I think this question depends on the precise definition of "initial" metrics.
In the bounded curvature case, thanks to Shi's estimate, an initial metric can be well-defined by smooth convergence, i.e., a metric $g(0)$ is said to be an initial metric of the Ricci flow $g(t),t>0,$ if $g(t)\to g(0)$ in $C_{loc}^\infty$-topology.
However, when we consider the nonexistence problem and manifolds with unbounded curvature, the definition of an initial metric is not uniquely defined.
There are at least two cases one can conceive:
- $g(0)$ is complete, $Rm(0)$ is pointwise bounded but not uniformly bounded.(See following comments for more precise descriptions.) In this case, we have more general existence results than Shi, proven firstly by Deane Yang in https://eudml.org/doc/82313 (Thm 9.2) and then by Guoyi Xu in http://arxiv.org/pdf/0907.5604v3.pdf (Cor 1.2) They showed that bounded curvature is not a necessary condition for solutions to exist. The convergence is still smooth here.
- $g(0)$ is incomplete, say $Rm(0)$ is pointwise bounded except at one point. Felix Schulze and Miles Simon constructed expanding solitons coming out from certain "cones". http://arxiv.org/pdf/1008.1408.pdf. They showed the Gromov-Hausdorff distance of $g(t)$ and $g(0)$ goes to zero as $t\to 0$ and took this as the definition of initial metric. For an expanding soliton $g(t)$ of general type, the optimal convergence on regular portions is $C_{loc}^{1,\alpha}$(instead of $C_{loc}^\infty$) even both the curvature and volume behave very well. (This can be derived by using harmonic coordinates).
So, to prove a manifold $(M,g)$ admits no short-time solution, we need to indicate which convergence is involved. For example, $(M,g)$ might not be a $C_{loc}^{1,\alpha}$ initial data but indeed a $C^{0}$ initial data for some solutions.
Let's go back to the original question: how to find a manifold (with unbounded curvature) such that NO Ricci flow can converge to it in ANY sense?
It is obvious that we should replace "ANY" by a specfic term like "Gromov-Hausdorff" before we go further. Even in this case, it is not easy to check, for example, Terry Tao's intuitive example is the one we want. (This is probably due to my poor math ability...)
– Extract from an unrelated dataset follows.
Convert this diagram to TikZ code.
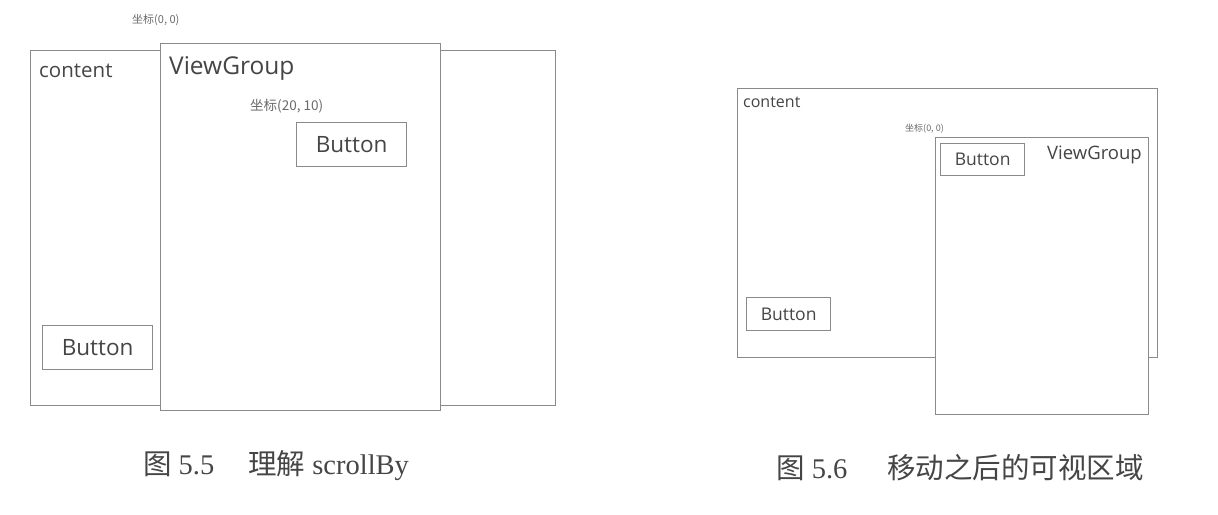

Actually, Thomas Richard and I constructed an example related to this goal. We found a complete manifold (a rotationally symmetric infinite cusp) which is the last time slice of a Ricci flow $g(t)$. That is, we constructed a Ricci flow $g(t)$ which exists only up to time $T$ and $g(T)$ is a complete smooth metric. In this sense we can say that no solution could flow out from our $(M,g(T))$ as a continuation. But we still don't know can there be a solution, although not a continuation of $g(t)_{t\leq T}$, defining on $t>T$ and converging to $g(T)$ in certain sense when $t\to T$. Our example is similar to Terry's suggestions, however, I haven't conceive a way to show it is "unflowable". In fact, I can imagine a solution flows out from such cusp, hence I guess this question might be harder than people expected. (The difference between "un-continuable" and "unflowable" should be noted.)
Edit: More words about Xu's work are added. Some stupid typos are fixed. The last paragraph is revised.
Edit:(9 June) Add a reference (Deane Yang's article). I apologize for missing this pioneer work at the first time.